Сам Георгий Иванов жил в северной столице не так уж и долго – с 1907 по 1922 год. Более чем в два раза дольшим оказалось его пребывание в Париже. Для того чтобы быть навсегда обласканным петербургскими «лучами вековой грусти, грусти-тревоги или грусти-покоя», без тихого света которых ничего значительного на русской поэтической ниве, по убеждению Георгия Иванова, не вызревает, не обязательно быть петербуржцем и по рождению. Пушкин, Достоевский, Анненский, Андрей Белый, Ахматова, Мандельштам, в чьих творениях петербургский миф обрел мировую известность и прописку, появились на свет в оппозиционной к столице Москве, в Омске, в Одессе, в Варшаве…
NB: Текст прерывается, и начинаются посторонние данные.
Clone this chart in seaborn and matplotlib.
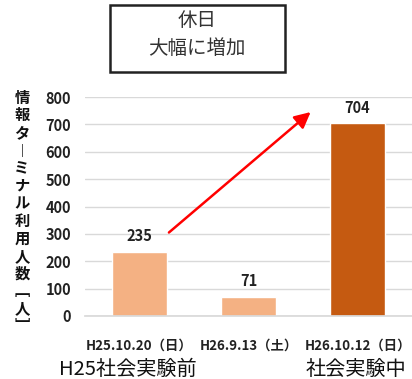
import matplotlib
matplotlib.use("Agg")
import matplotlib.pyplot as plt
import matplotlib.patches as mpatches
import seaborn as sns
import pandas as pd

# data
dates = ["H25.10.20（日）", "H26.9.13（土）", "H26.10.12（日）"]
users = [235, 71, 704]
bar_colors = ["#F4B183", "#F4B183", "#C55A11"]
y_ticks = [0, 100, 200, 300, 400, 500, 600, 700, 800]
y_label = "情報タ︱ミナル利用人数﹇人﹈"
title_lines = ["休日", "大幅に増加"]
group_labels = ["H25社会実験前", "社会実験中"]

sns.set_theme(style="white")
plt.rcParams['font.family'] = ['Noto Sans CJK JP', 'DejaVu Sans']

df = pd.DataFrame({"date": dates, "users": users})

W, H = 412, 379
fig = plt.figure(figsize=(W / 100, H / 100), dpi=100)
ax = fig.add_axes([85 / W, 1 - 316 / H, 327 / W, 219 / H])

sns.barplot(data=df, x="date", y="users", hue="date", palette=bar_colors,
            width=0.5, legend=False, ax=ax, saturation=1)

ax.set_ylim(0, 800)
ax.set_xlim(-0.5, 2.5)
ax.set_yticks(y_ticks)
ax.yaxis.grid(True, color="#D9D9D9", linewidth=1)
ax.set_axisbelow(True)
for s in ["top", "right", "left"]:
    ax.spines[s].set_visible(False)
ax.spines["bottom"].set_color("#D9D9D9")
ax.tick_params(axis="y", length=0, pad=10, labelsize=10.5)
ax.tick_params(axis="x", length=0, pad=16, labelsize=9.6)
for lbl in ax.get_yticklabels() + ax.get_xticklabels():
    lbl.set_fontweight("bold")
    lbl.set_color("#222222")
ax.set_xlabel("")
ax.set_ylabel("")

# value labels
for i, v in enumerate(users):
    ax.annotate(str(v), (i, v), xytext=(0, 11), textcoords="offset points",
                ha="center", va="center", fontsize=10.5,
                fontweight="bold", color="#222222")

# arrow from first bar up to the third
ax.annotate("", xy=(1.57, users[2] + 41), xytext=(0.27, users[0] + 70),
            arrowprops=dict(arrowstyle="-|>", color="#FF0000", lw=1.8,
                            mutation_scale=24, shrinkA=0, shrinkB=0))

# vertical y label, stacked characters
fig.text(22 / W, 1 - 212 / H, "\n".join(y_label), ha="center", va="center",
         fontsize=11, fontweight="bold", linespacing=1.12, color="#111111")

# title box
fig.add_artist(mpatches.Rectangle((110 / W, 1 - 72 / H), 175 / W, 67 / H,
                                  transform=fig.transFigure, facecolor="white",
                                  edgecolor="#222222", linewidth=1.8))
fig.text(197 / W, 1 - 21 / H, title_lines[0], ha="center", va="center",
         fontsize=14, color="#333333")
fig.text(197 / W, 1 - 48 / H, title_lines[1], ha="center", va="center",
         fontsize=14, color="#333333")

# group labels under the axis
fig.text(128 / W, 1 - 369 / H, group_labels[0], ha="center", va="center",
         fontsize=14.5, color="#111111")
fig.text(356 / W, 1 - 369 / H, group_labels[1], ha="center", va="center",
         fontsize=14.5, color="#111111")

fig.savefig("out.png", dpi=100)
Кроме как «петербургской», кроме как «последней», никакой поэзии не бывает. Остальное — от лукавого или так, кустарный промысел. Только в северной столице русское эсхатологическо-лирическое чувство получает окончательную огранку. Только в ней властвует «провидение вкуса».
«Петербургский» — это и есть «русский». Характерна решительность с которой Георгий Иванов отвергает «московского» Мандельштама ради Мандельштама «петебургского»: «Творческую смерть, приближающуюся к нему в советской Москве, он как бы заклинает именем былого нашего Петербурга, где им были созданы самые просветленные, самые чудесные стихи»
Суждение в своем роде замечательное: в Лету канул Петербург, а не Москва, канули и петербуржцы, но принятая людьми «серебряного века» оппозиция, противопоставляющая культуру двух столиц, заставляет поэта по-прежнему ставить на северную.
Его сравнивали с французскими проклятыми поэтами, и, возможно, есть какой-то «оттенок высшего значения» в том, что большую часть жизни он провел в Париже и умер во Франции, в «богомерзком Йере», в доме для престарелых.
Оттенки, между тем, имеют смысл лишь тогда, когда просматривается само высшее значение. В случае Георгия Иванова оно прямо указывает не на французский, а на русский источник, на антиномичную природу русского романтического сознания (чтобы не говорить о русском сознании в целом), от века ставящего неразрешимые, проклятые вопросы в самой крайней, ни в какие ворота не лезущей, да и не замечающей никаких ворот, форме.
Мировая культура уже привыкла называть эти вопросы «достоевскими» и «больными» вопросами. Ее новым героем явственно вырисовался антигерой, отвыкший от жизни персонаж «Записок из подполья». До того отвыкший, что испытывал «подчас к настоящей „живой жизни" какое-то омерзение…».
«Свету ли провалиться, или вот мне чаю не пить?» — с неврастенически огненным вдохновением размышляет у Достоевского «подпольный человек».